Так бывает, что финальным аккордом дело не ограничивается. Оратор закончил, но к нему возникли вопросы, по поводу его заявлений родились возражения. «Вы сами себе противоречите. Ведь если бы вы не думали, вы не открыли бы всего этого». Верно. Если бы я не думал, этого текста не было бы. Тексты вообще создаются лишь теми, кто беспокоится (за вычетом, пожалуй, подлинных произведений искусства). Что касается моих открытий, то они наглядно демонстрируют собой специфику думания, состоящую в том, что материал для думания возникает вместе с самим думанием. В самом деле, вот я благодаря стараниям своего ума кое-что открыл, однако разве в данном случае было что открывать? К примеру, то, что не-думание – более адекватная реакция на стимул-проблему, не может быть открыто по-настоящему вследствие умственных вычислений, поскольку изнутри ума адекватным может представляться исключительно умствование.
Вернее, это вообще не открывается как некий факт, как некая информация, как понимание «об этом лучше не думать, чем думать». Во всяком случае тот, кто не умозрительно, а реально предпочел не думать по внешнему требованию, не имеет самого материала, чтобы путем его осмысления что-то открыть и понять.

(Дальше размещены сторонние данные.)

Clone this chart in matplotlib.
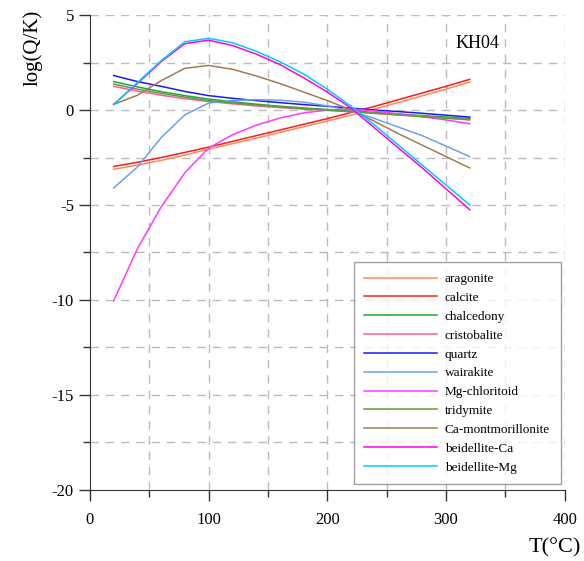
import matplotlib.pyplot as plt

plt.rcParams['font.family'] = ['Liberation Serif', 'DejaVu Serif']
plt.rcParams['axes.unicode_minus'] = False

# temperature steps (°C)
temp = [20, 40, 60, 80, 100, 120, 140, 160, 180, 200, 220, 240, 260, 280, 300, 320]

aragonite = [-3.12, -2.9, -2.65, -2.37, -2.06, -1.77, -1.48, -1.18, -0.88, -0.58, -0.27, 0.06, 0.4, 0.75, 1.1, 1.48]
calcite = [-2.97, -2.75, -2.5, -2.23, -1.95, -1.65, -1.35, -1.05, -0.75, -0.45, -0.13, 0.2, 0.55, 0.9, 1.25, 1.62]
chalcedony = [1.5, 1.22, 0.97, 0.76, 0.58, 0.44, 0.31, 0.2, 0.11, 0.03, -0.05, -0.13, -0.21, -0.29, -0.37, -0.45]
cristobalite = [1.25, 1.0, 0.78, 0.6, 0.45, 0.33, 0.22, 0.13, 0.05, -0.02, -0.09, -0.17, -0.25, -0.33, -0.42, -0.52]
quartz = [1.82, 1.5, 1.25, 0.98, 0.76, 0.62, 0.5, 0.39, 0.29, 0.2, 0.1, 0.0, -0.08, -0.17, -0.27, -0.37]
wairakite = [-4.1, -3.0, -1.45, -0.25, 0.37, 0.5, 0.55, 0.52, 0.42, 0.22, -0.05, -0.45, -0.9, -1.35, -1.9, -2.45]
mg_chloritoid = [-10.05, -7.3, -5.1, -3.3, -2.0, -1.3, -0.8, -0.42, -0.15, 0.0, 0.05, -0.05, -0.2, -0.35, -0.52, -0.72]
tridymite = [1.37, 1.1, 0.88, 0.68, 0.5, 0.38, 0.27, 0.17, 0.08, 0.0, -0.08, -0.17, -0.26, -0.35, -0.43, -0.5]
ca_mont = [0.3, 0.78, 1.55, 2.2, 2.35, 2.15, 1.8, 1.4, 0.95, 0.5, 0.0, -0.6, -1.25, -1.85, -2.45, -3.05]
beid_ca = [0.3, 1.4, 2.55, 3.5, 3.68, 3.4, 2.95, 2.4, 1.7, 0.95, 0.1, -0.95, -2.0, -3.05, -4.15, -5.25]
beid_mg = [0.3, 1.45, 2.6, 3.6, 3.78, 3.55, 3.1, 2.55, 1.9, 1.1, 0.2, -0.8, -1.85, -2.9, -3.95, -5.0]

series = [
    ('aragonite', aragonite, '#ff8a5c'),
    ('calcite', calcite, '#ff1a1a'),
    ('chalcedony', chalcedony, '#1aa83a'),
    ('cristobalite', cristobalite, '#ff5aa0'),
    ('quartz', quartz, '#1a1aee'),
    ('wairakite', wairakite, '#6f9ff5'),
    ('Mg-chloritoid', mg_chloritoid, '#ff3cff'),
    ('tridymite', tridymite, '#5c9e3a'),
    ('Ca-montmorillonite', ca_mont, '#a87a50'),
    ('beidellite-Ca', beid_ca, '#ff00ee'),
    ('beidellite-Mg', beid_mg, '#00ccff'),
]

fig = plt.figure(figsize=(5.84, 5.61), dpi=100)
ax = fig.add_axes([0.154, 0.127, 0.813, 0.846])

for name, vals, col in series:
    ax.plot(temp, vals, color=col, lw=1.1, label=name)

ax.set_xlim(0, 400)
ax.set_ylim(-20, 5)
ax.set_xticks([0, 100, 200, 300, 400])
ax.set_xticks([50, 150, 250, 350], minor=True)
ax.set_yticks([5, 0, -5, -10, -15, -20])
ax.set_yticks([2.5, -2.5, -7.5, -12.5, -17.5], minor=True)
ax.tick_params(axis='both', which='major', length=8, width=1, labelsize=12, color='#333333')
ax.tick_params(axis='both', which='minor', length=5, width=1, color='#333333')
ax.tick_params(axis='x', pad=8)

ax.spines['top'].set_visible(False)
ax.spines['right'].set_visible(False)
ax.spines['left'].set_color('#333333')
ax.spines['bottom'].set_color('#333333')

# dashed grid on every 50 / 2.5 step, plus the outer edges
for gx in range(50, 401, 50):
    ax.axvline(gx, color='#bbbbbb', lw=1, ls=(0, (6, 5)), zorder=0)
for gy in [5, 2.5, 0, -2.5, -5, -7.5, -10, -12.5, -15, -17.5]:
    ax.axhline(gy, color='#bbbbbb', lw=1, ls=(0, (6, 5)), zorder=0)

ax.text(0.77, 0.93, 'KH04', transform=ax.transAxes, fontsize=13)
ax.set_ylabel('log(Q/K)', fontsize=15)
ax.yaxis.set_label_coords(-0.10, 0.93)
fig.text(0.905, 0.015, 'T(°C)', fontsize=16)

leg = ax.legend(loc='lower left', bbox_to_anchor=(0.556, 0.012), fontsize=9.5,
                handlelength=5.5, labelspacing=0.5, frameon=True, fancybox=False,
                borderpad=0.8, handletextpad=0.6, borderaxespad=0)
leg.get_frame().set_edgecolor('#888888')
leg.get_frame().set_linewidth(1)

fig.savefig('out.png', dpi=100)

Судите сами. Того, о чем он не думает, для него нет. В отсутствие стимула думать думание как возможность лишено смысла, а потому тоже отсутствует (так, если у вас нет представления о воде или любой другой жидкости, у вас не может быть представления и о плавании). Да и сам не-думающий – это тот, кто не вполне есть; кто, скажем так, вместе со своим не-думанием феноменально не обнаруживается. Не обнаруживается в том числе для самого себя. К тому же он не делал никакого выбора или предпочтения одного другому. Не думать под давлением, не прерывать спокойствия было инвариантом, чья ни с чем несопоставимость так же изымает его из сферы феноменов, то есть из разряда дров для костра ума. Итак, положение дел таково, что здесь буквально нечему быть лучше чего-то, как нечему быть и тем, в связи с чем один вариант лучше другого. Положение дел таково, что нет никакого положения дел.
Когда вы не реагируете на стимул предаться раздумьям, вы не будете реагировать и на свое не-реагирование как на стимул с ним разобраться, постичь его, определиться с ним, закрыть его как вопрос. Не-реагирование не есть что-то. Что-то выводится из чего-то еще, как, например, реагирование, реакция выводится из стимула, обуславливается им. Не-реагирование равняется свободе, которая может быть проблемой лишь в виде умственного концепта. Реальная свобода не может быть проблемой уже в силу того, что она свободна даже от самой себя, что вычеркивает ее из списка каких бы то ни было объектов, в том числе как сулящих, так и не сулящих проблемы. Кстати, объект – это не что иное, как объект проблемный. Объект, не являющийся проблемой, – это уже не объект, и с тем, что не является проблемой/объектом, мы не просто не разбираемся с помощью умственных вычислений, мы вообще не противополагаем себя и его. Вместо констатации «этот объект беспроблемен» происходит другое – совпадение субъекта с объектом, их наложение друг на друга.
Вспомним про бытие, не имеющее внешнего источника и все-таки бытийствующее. Оно как раз и выступает полнейшей беспроблемностью, поскольку про него не надо ничего выяснять (как правило, выяснение начинается с выяснения происхождения). И мы этого бытия не фиксируем, что не тождественно «проходим мимо». Мы в такое бытие вовлекаемся, поскольку беспроблемно оно в силу своей полноты, безущербности (в отличие, скажем, от электрического прибора, ущербного без источника питания), а быть в стороне от исполненного полноты бытия невозможно. Если все – здесь, то быть больше негде.